Lambing: This week I’ve taken a break from my usual office job to head back to help the folks out with the busiest week in the farming calendar - week two of lambing.
We’ve had Derbyshire Gritstones for more than 30 years, working hard to improve our flock and striving to breed and sell the leading tups at the annual show and sale every October.

 

Sadly it is a breed which has lost a lot of members in the last 10 years as older members have passed away and their descendants have moved to breeds which are probably higher yielding/more commercial.

 

We’ve retained them – it’s hard to write off more than 30 years of bloodlines and effort to breed the best stock and the breed does well for us. Let’s face it - selling a tup for £1,500 is equivalent to a lot of store lambs.

 

Flock: We run one of the largest pedigree flocks in the country and we lamb them all outside at over 1,000ft above sea-level.

 

We also run a few Swales, Charollais, Mules and Texels about the place.
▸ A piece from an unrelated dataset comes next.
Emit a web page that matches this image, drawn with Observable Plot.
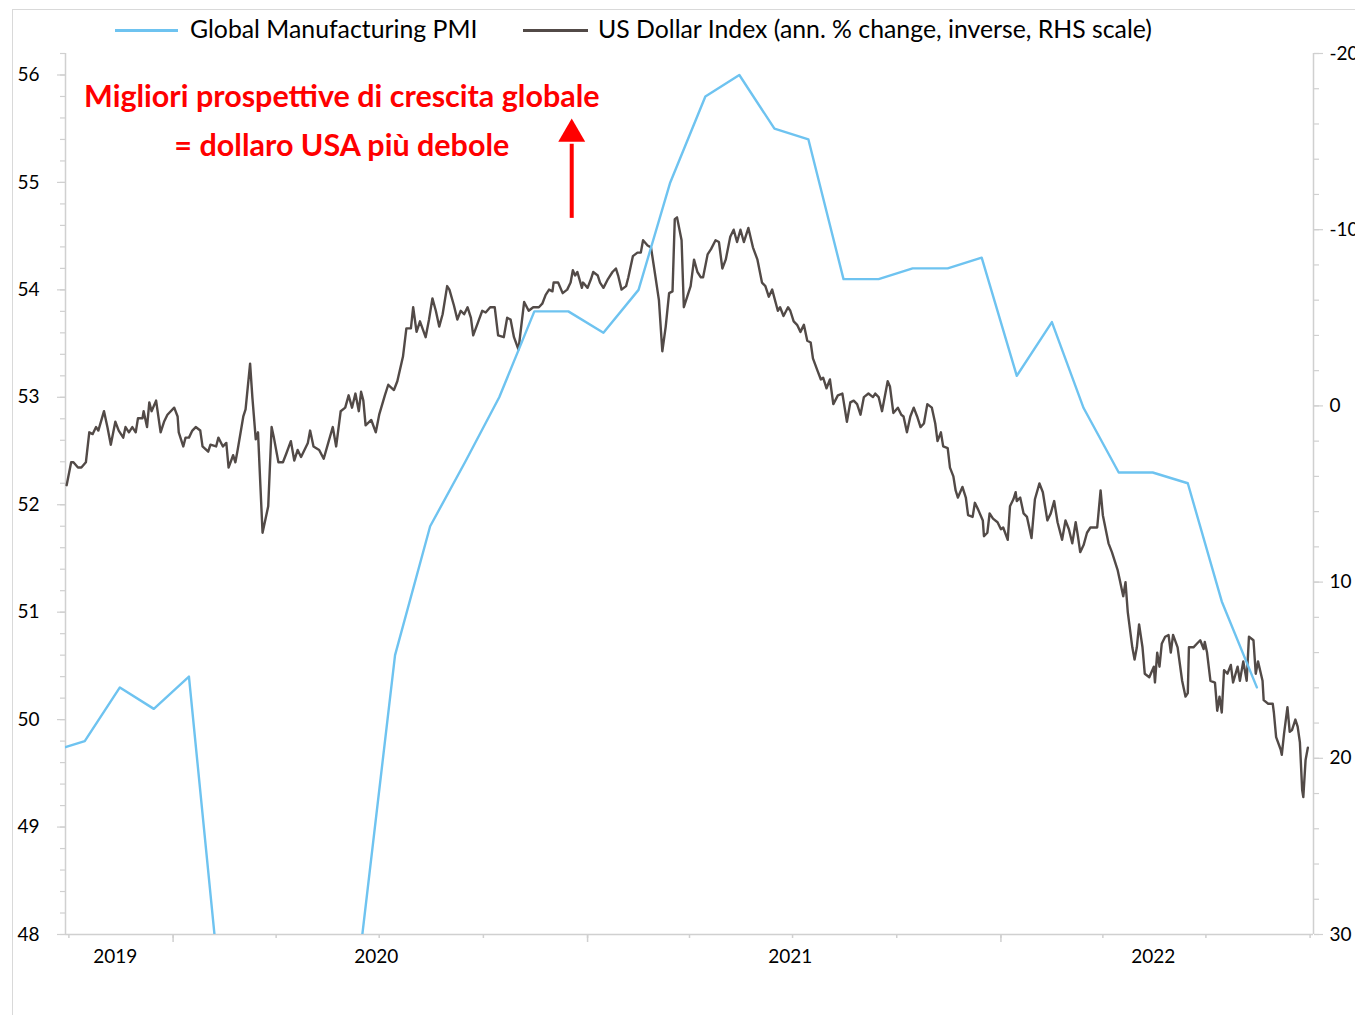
<!DOCTYPE html>
<html>
<head>
<meta charset="utf-8">
<script src="https://cdn.jsdelivr.net/npm/d3@7"></script>
<script src="https://cdn.jsdelivr.net/npm/@observablehq/plot@0.6"></script>
<style>
  body { margin: 0; background: #fff; font-family: Lato, "DejaVu Sans", sans-serif; }
  #wrap { position: relative; width: 1355px; height: 1015px; overflow: hidden; background: #fff; }
  #border { position: absolute; left: 12px; top: 9px; width: 1400px; height: 1100px; border: 1px solid #d9d9d9; box-sizing: border-box; }
  #chart { position: absolute; left: 0; top: 0; }
  .legline { position: absolute; height: 3px; }
  .legtext { position: absolute; font-size: 24.8px; line-height: 26px; color: #000; white-space: nowrap; }
</style>
</head>
<body>
<div id="wrap">
  <div id="border"></div>
  <div id="chart"></div>
  <div class="legline" style="left:115px;top:29px;width:63px;background:#6ec3f0"></div>
  <div class="legtext" style="left:190px;top:16px">Global Manufacturing PMI</div>
  <div class="legline" style="left:523px;top:29px;width:65px;background:#524a47"></div>
  <div class="legtext" style="left:598px;top:16px">US Dollar Index (ann. % change, inverse, RHS scale)</div>
</div>
<script>
// ---------------- DATA ----------------
// Global Manufacturing PMI (monthly)
const pmiMonths = ["2019-09","2019-10","2019-11","2019-12","2020-01","2020-02","2020-03","2020-04","2020-05","2020-06",
  "2020-07","2020-08","2020-09","2020-10","2020-11","2020-12","2021-01","2021-02","2021-03","2021-04","2021-05","2021-06",
  "2021-07","2021-08","2021-09","2021-10","2021-11","2021-12","2022-01","2022-02","2022-03","2022-04","2022-05","2022-06",
  "2022-07","2022-08"];
const pmiValues = [49.7,49.8,50.3,50.1,50.4,47.1,47.6,39.8,42.4,47.9,
  50.6,51.8,52.4,53.0,53.8,53.8,53.6,54.0,55.0,55.8,56.0,55.5,
  55.4,54.1,54.1,54.2,54.2,54.3,53.2,53.7,52.9,52.3,52.3,52.2,
  51.1,50.3];

// US Dollar Index, annual % change (plotted inverted on RHS): [days since 2019-10-01, value]
const usdStart = "2019-10-01";
const usdSeries = [
[-2,4.5],[2,3.2],[4,3.2],[8,3.5],[11,3.5],[15,3.2],[18,1.5],[21,1.6],[24,1.2],[26,1.4],
[31,0.3],[34,1.2],[37,2.2],[41,0.9],[44,1.4],[48,1.8],[50,1.2],[53,1.5],[56,1.2],[59,1.5],
[61,0.7],[65,0.7],[66,0.3],[69,1.2],[71,-0.2],[73,0.3],[77,-0.3],[81,1.5],[84,0.9],[87,0.5],
[93,0.1],[96,0.6],[97,1.5],[101,2.3],[103,1.8],[106,1.8],[109,1.4],[112,1.2],[116,1.4],[118,2.3],
[123,2.6],[125,2.2],[130,2.3],[132,1.8],[136,2.3],[139,2.1],[141,3.5],[145,2.8],[147,3.2],[149,2.5],
[154,0.6],[156,0.2],[160,-2.4],[162,-0.5],[165,1.9],[167,1.5],[169,4.4],[171,7.2],[176,5.7],[179,1.2],
[181,1.8],[185,3.2],[189,3.2],[192,2.7],[196,2.0],[199,3.1],[202,2.5],[205,2.9],[211,2.1],[213,1.4],
[216,2.3],[221,2.5],[225,3.0],[229,2.1],[233,1.2],[236,2.3],[240,0.3],[244,0.1],[247,-0.6],[250,0.1],
[253,-0.7],[256,0.3],[258,-0.8],[260,-0.3],[262,1.1],[267,0.8],[271,1.5],[274,0.5],[279,-0.6],[282,-1.2],
[287,-0.9],[290,-1.4],[295,-2.8],[298,-4.4],[302,-4.4],[304,-5.6],[307,-4.2],[310,-4.8],[315,-3.9],[318,-4.9],
[321,-6.1],[324,-5.4],[327,-4.5],[330,-5.2],[334,-6.8],[336,-6.6],[340,-5.7],[343,-4.9],[346,-5.4],[349,-5.2],
[352,-5.6],[355,-5.0],[357,-4.0],[361,-4.7],[365,-5.4],[368,-5.3],[372,-5.6],[376,-5.6],[379,-4.0],[384,-3.9],
[387,-5.0],[390,-4.9],[393,-3.9],[397,-3.2],[402,-5.9],[406,-5.4],[410,-5.6],[415,-5.6],[418,-5.8],[421,-6.3],
[424,-6.6],[427,-6.5],[428,-7.0],[432,-7.0],[436,-6.4],[440,-6.6],[443,-7.0],[445,-7.7],[447,-7.4],[449,-7.6],
[453,-6.7],[454,-7.0],[458,-6.7],[461,-7.2],[463,-7.6],[467,-7.4],[469,-7.0],[472,-6.7],[476,-7.2],[480,-7.6],
[483,-7.8],[485,-7.4],[488,-6.6],[492,-6.8],[494,-7.3],[498,-8.5],[502,-8.7],[505,-8.7],[507,-9.4],[511,-9.1],
[514,-9.0],[518,-7.3],[521,-6.0],[524,-3.1],[527,-4.5],[530,-6.4],[533,-6.5],[535,-10.6],[537,-10.7],[541,-9.4],
[543,-5.6],[546,-6.2],[549,-6.8],[552,-8.3],[555,-7.6],[558,-7.3],[560,-7.3],[564,-8.6],[567,-8.9],[571,-9.4],
[574,-9.3],[577,-7.8],[580,-8.3],[584,-9.6],[587,-10.0],[590,-9.3],[593,-10.0],[596,-9.3],[600,-10.1],[604,-9.0],
[608,-8.3],[612,-7.0],[615,-6.8],[618,-6.2],[621,-6.6],[626,-5.4],[628,-5.6],[631,-5.1],[635,-5.6],[637,-5.4],
[640,-4.8],[643,-4.6],[646,-4.2],[649,-4.6],[652,-3.7],[655,-3.6],[657,-2.7],[661,-2.0],[664,-1.5],[666,-1.6],
[669,-1.0],[672,-1.5],[675,-0.1],[679,-0.6],[683,-0.7],[687,0.9],[690,-0.2],[693,-0.3],[696,-0.1],[699,0.5],
[702,-0.5],[706,-0.7],[710,-0.5],[712,-0.7],[715,-0.5],[718,0.3],[723,-1.4],[725,-1.1],[728,0.4],[732,0.1],
[735,0.5],[737,0.6],[740,1.5],[743,0.6],[746,0.1],[749,0.6],[752,1.2],[755,1.0],[758,-0.1],[762,0.1],
[765,1.0],[767,2.0],[770,1.5],[772,2.3],[776,2.4],[778,3.5],[781,4.0],[783,4.8],[785,5.2],[789,4.6],
[792,5.2],[794,6.2],[798,6.3],[800,5.5],[803,5.9],[807,6.5],[808,7.4],[811,7.2],[813,6.1],[816,6.4],
[820,6.6],[823,7.0],[825,6.9],[829,7.6],[831,5.7],[834,5.3],[836,4.9],[837,5.4],[840,5.2],[843,6.1],
[846,6.3],[850,7.5],[853,5.3],[857,4.4],[860,4.9],[864,6.5],[867,6.1],[870,5.4],[873,6.6],[877,7.6],
[880,6.5],[883,7.0],[886,7.8],[889,6.6],[891,7.4],[893,8.3],[896,7.9],[899,7.2],[902,6.9],[905,6.9],
[908,6.9],[911,4.8],[913,6.2],[918,7.8],[921,8.3],[926,9.3],[928,9.9],[931,10.8],[933,10.0],[935,11.7],
[939,13.7],[941,14.4],[943,13.7],[945,12.4],[948,13.7],[950,15.2],[954,15.4],[958,14.8],[959,15.7],[961,14.0],
[963,14.8],[965,13.5],[968,13.1],[971,13.0],[973,14.0],[975,13.0],[979,13.7],[983,15.6],[986,16.5],[988,16.3],
[989,13.7],[993,13.7],[996,13.5],[999,13.3],[1002,13.8],[1003,13.4],[1005,14.0],[1008,15.6],[1012,15.7],[1014,17.3],
[1016,16.5],[1018,17.4],[1020,15.0],[1023,15.2],[1026,14.7],[1028,15.7],[1032,14.8],[1034,15.6],[1037,14.5],[1040,15.6],
[1042,13.1],[1046,13.3],[1048,15.2],[1050,14.5],[1054,15.6],[1055,16.7],[1059,16.9],[1063,16.9],[1064,17.4],[1066,18.8],
[1070,19.5],[1071,19.8],[1073,18.6],[1076,17.1],[1078,18.5],[1080,18.4],[1083,17.8],[1085,18.2],[1087,19.1],[1089,21.8],
[1090,22.2],[1092,20.1],[1094,19.4]
];

// Axes
const lhsTicks = [48, 49, 50, 51, 52, 53, 54, 55, 56];
const rhsTicks = [-20, -10, 0, 10, 20, 30];
const years = [2019, 2020, 2021, 2022];
const xStart = "2019-09-28", xEnd = "2022-10-04";
const lhsDomain = [48, 56.2];
const rhsDomain = [30, -20]; // bottom -> top (inverted)

// Annotation
const annotationLines = [
  {date: "2020-05-29", value: 55.79, text: "Migliori prospettive di crescita globale"},
  {date: "2020-05-29", value: 55.34, text: "= dollaro USA più debole"}
];
const arrowSpec = {date: "2020-12-18", from: 54.67, to: 55.36, tip: 55.45};

// ---------------- BUILD ----------------
const parse = d3.utcParse("%Y-%m-%d");
const x0 = parse(xStart), x1 = parse(xEnd);
const pmi = pmiMonths.map((m, i) => {
  const [yy, mm] = m.split("-").map(Number);
  return {date: new Date(Date.UTC(yy, mm - 1, 15)), value: pmiValues[i]};
});
const s0 = parse(usdStart);
const usd = usdSeries.map(([d, v]) => ({date: d3.utcDay.offset(s0, d), value: v}));

const toLeft = v => lhsDomain[0] + (rhsDomain[0] - v) / (rhsDomain[0] - rhsDomain[1]) * (lhsDomain[1] - lhsDomain[0]);
const toRight = y => rhsDomain[0] - (y - lhsDomain[0]) / (lhsDomain[1] - lhsDomain[0]) * (rhsDomain[0] - rhsDomain[1]);

const lhsMinor = d3.range(0, 42).map(i => 48 + i * 0.2).filter(v => v <= 56.2);
const rhsMinor = d3.range(-20, 31, 2).map(toLeft);
const quarterTicks = d3.utcMonth.every(3).range(x0, x1);
const yearTicks = years.slice(1).map(y => new Date(Date.UTC(y, 0, 1)));
const yearMids = years.map(y => {
  const a = Math.max(+x0, Date.UTC(y, 0, 1));
  const b = Math.min(+x1, Date.UTC(y + 1, 0, 1));
  return new Date((a + b) / 2);
});

const axisGray = "#d0d0d0";
const chart = Plot.plot({
  width: 1355,
  height: 1015,
  marginTop: 53,
  marginBottom: 81,
  marginLeft: 65,
  marginRight: 42,
  style: {fontFamily: "Lato, sans-serif", fontSize: "19px", color: "#000", background: "transparent", overflow: "visible"},
  x: {type: "utc", domain: [x0, x1], label: null},
  y: {domain: lhsDomain, label: null},
  marks: [
    // axis lines
    Plot.ruleX([x0], {stroke: axisGray, strokeWidth: 1.5}),
    Plot.ruleX([x1], {stroke: axisGray, strokeWidth: 1.5}),
    Plot.ruleY([lhsDomain[0]], {stroke: axisGray, strokeWidth: 1.5}),
    // x ticks
    Plot.axisX(quarterTicks, {tickSize: 4, stroke: axisGray, strokeWidth: 1.5, tickFormat: () => ""}),
    Plot.axisX(yearTicks, {tickSize: 8, stroke: axisGray, strokeWidth: 1.5, tickFormat: () => ""}),
    Plot.axisX(yearMids, {tickSize: 0, tickPadding: 15, tickFormat: d3.utcFormat("%Y"), fill: "#000", dx: -4}),
    // left axis
    Plot.axisY(lhsMinor, {anchor: "left", tickSize: 5, stroke: axisGray, strokeWidth: 1.2, tickFormat: () => ""}),
    Plot.axisY(lhsTicks, {anchor: "left", tickSize: 8, tickPadding: 18, stroke: axisGray, strokeWidth: 1.2, fill: "#000", tickFormat: d => String(d)}),
    // right axis
    Plot.axisY(rhsMinor, {anchor: "right", tickSize: 5, stroke: axisGray, strokeWidth: 1.2, tickFormat: () => ""}),
    Plot.axisY(rhsTicks.map(toLeft), {anchor: "right", tickSize: 9, tickPadding: 7, stroke: axisGray, strokeWidth: 1.2, fill: "#000",
      tickFormat: d => String(Math.round(toRight(d)))}),
    // series
    Plot.line(usd, {x: "date", y: d => toLeft(d.value), stroke: "#524a47", strokeWidth: 2.4, clip: true}),
    Plot.line(pmi, {x: "date", y: "value", stroke: "#6ec3f0", strokeWidth: 2.4, clip: true}),
    // annotation
    Plot.text(annotationLines, {x: d => parse(d.date), y: "value", text: "text", fill: "#ff0000", fontWeight: "bold", fontSize: 30.5, textAnchor: "middle"}),
    Plot.link([arrowSpec], {x1: d => parse(d.date), x2: d => parse(d.date), y1: "from", y2: "to", stroke: "#ff0000", strokeWidth: 4}),
    Plot.dot([arrowSpec], {x: d => parse(d.date), y: "tip", symbol: "triangle", r: 10, fill: "#ff0000", stroke: null})
  ]
});
document.getElementById("chart").appendChild(chart);
</script>
</body>
</html>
Lambing outside is a joy when it’s sunny but a tough job when the elements are against you - quite a different lambing experience to that which has been portrayed on the BBC’s Lambing Live programme.

 

Breeding: We’ve got through about one third of the flock in the 10 days I’ve been here and it’s been non-stop. We’ve had a few decent tup lambs and some very nice ewe lambs which is great for flock replacements.

 

We’ve also managed to get the tups clipped - a job that is never looked forward to (the stock tups are always hard work), but it needs doing now so they’re looking their best for the Derbyshire Gritstone Society sale at Clitheroe in October.

 

Highlights of the week have been my two year old nephew’s endless desire to be outside ‘helping’, preferably somewhere near a quad bike or tractor. He’s definitely a farmer in the making.

 

That, plus a difference of opinion with about 30 ramblers who tried to tell me that our field was a footpath.

 

Showing: Then it’ll be show season – we’ll probably exhibit a few at some of the local shows (Harden Moss) and then I’m looking forward to having a couple of days at The Great Yorkshire Show. I’m then judging the Gritstones at the Westmorland Show in September – it’s not a show I’ve ever been to, so that will be a new experience.